The exercise:
Search the listing below for "with". Copy each matching line.

Data shown:
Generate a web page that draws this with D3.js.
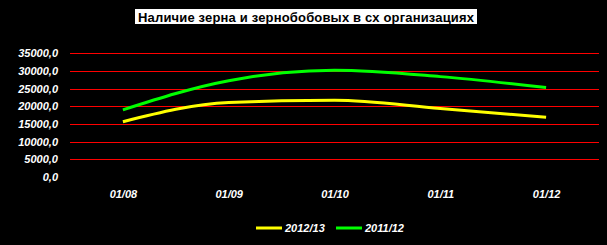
<!DOCTYPE html>
<html>
<head>
<meta charset="utf-8">
<script src="https://cdn.jsdelivr.net/npm/d3@7"></script>
<style>
  body { margin: 0; background: #000; }
  text { font-family: "Liberation Sans", Arial, sans-serif; }
</style>
</head>
<body>
<div id="chart"></div>
<script>
var months = ["01/08", "01/09", "01/10", "01/11", "01/12"];
var vals1213 = [15650, 21100, 21700, 19400, 16900];
var vals1112 = [19000, 27250, 30200, 28400, 25300];
var yTicks = [0, 5000, 10000, 15000, 20000, 25000, 30000, 35000];
var seriesNames = ["2012/13", "2011/12"];
var seriesColors = ["#ffff00", "#00ff00"];

var W = 607, H = 245;
var svg = d3.select("#chart").append("svg")
	.attr("width", W)
	.attr("height", H);

svg.append("rect")
	.attr("width", W).attr("height", H)
	.attr("fill", "#000");

// title with white box
svg.append("rect")
	.attr("x", 135).attr("y", 9)
	.attr("width", 342).attr("height", 15)
	.attr("fill", "#fff");
svg.append("text")
	.attr("x", 306).attr("y", 21.5)
	.attr("text-anchor", "middle")
	.attr("font-size", 13)
	.attr("font-weight", "bold")
	.attr("fill", "#000")
	.attr("textLength", 336)
	.text("Наличие зерна и зернобобовых в сх организациях");

var x = d3.scalePoint().domain(months).range([70, 599]).padding(0.5);
var y = d3.scaleLinear().domain([0, 35000]).range([177, 53.3]);

// gridlines
svg.selectAll("line.grid")
	.data(yTicks.filter(function (d) { return d > 0; }))
	.enter()
	.append("line")
	.attr("class", "grid")
	.attr("x1", 70).attr("x2", 599)
	.attr("y1", function (d) { return Math.round(y(d)) + 0.5; })
	.attr("y2", function (d) { return Math.round(y(d)) + 0.5; })
	.attr("stroke", "#ff0000")
	.attr("stroke-width", 1)
	.attr("shape-rendering", "crispEdges");

// y axis labels
var fmt = function (d) { return d.toFixed(1).replace(".", ","); };
svg.append("g")
	.attr("transform", "translate(70,0)")
	.call(d3.axisLeft(y).tickValues(yTicks).tickFormat(fmt).tickSize(0).tickPadding(12))
	.call(function (g) { g.select(".domain").remove(); })
	.selectAll("text")
	.attr("fill", "#fff")
	.attr("font-size", 11)
	.attr("font-weight", "bold")
	.attr("font-style", "italic")
	.attr("font-family", "Liberation Sans, Arial, sans-serif");

// x axis labels
svg.append("g")
	.attr("transform", "translate(0,177)")
	.call(d3.axisBottom(x).tickSize(0).tickPadding(13))
	.call(function (g) { g.select(".domain").remove(); })
	.selectAll("text")
	.attr("fill", "#fff")
	.attr("font-size", 11)
	.attr("font-weight", "bold")
	.attr("font-style", "italic")
	.attr("font-family", "Liberation Sans, Arial, sans-serif");

var line = d3.line()
	.x(function (d, i) { return x(months[i]); })
	.y(function (d) { return y(d); })
	.curve(d3.curveMonotoneX);

var allSeries = [vals1112, vals1213];
var colorsOrder = [seriesColors[1], seriesColors[0]];
svg.selectAll("path.series")
	.data(allSeries)
	.enter()
	.append("path")
	.attr("class", "series")
	.attr("d", line)
	.attr("fill", "none")
	.attr("stroke", function (d, i) { return colorsOrder[i]; })
	.attr("stroke-width", 3);

// legend
var legendX = [256, 336];
var legend = svg.selectAll("g.legend")
	.data(seriesNames)
	.enter()
	.append("g")
	.attr("class", "legend")
	.attr("transform", function (d, i) { return "translate(" + legendX[i] + ",228)"; });
legend.append("line")
	.attr("x1", 0).attr("x2", 26)
	.attr("y1", 0).attr("y2", 0)
	.attr("stroke", function (d, i) { return seriesColors[i]; })
	.attr("stroke-width", 3);
legend.append("text")
	.attr("x", 29).attr("y", 4)
	.attr("fill", "#fff")
	.attr("font-size", 11)
	.attr("font-weight", "bold")
	.attr("font-style", "italic")
	.text(function (d) { return d; });
</script>
</body>
</html>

Reply to the task:
Generate a web page that draws this with D3.js.
// title with white box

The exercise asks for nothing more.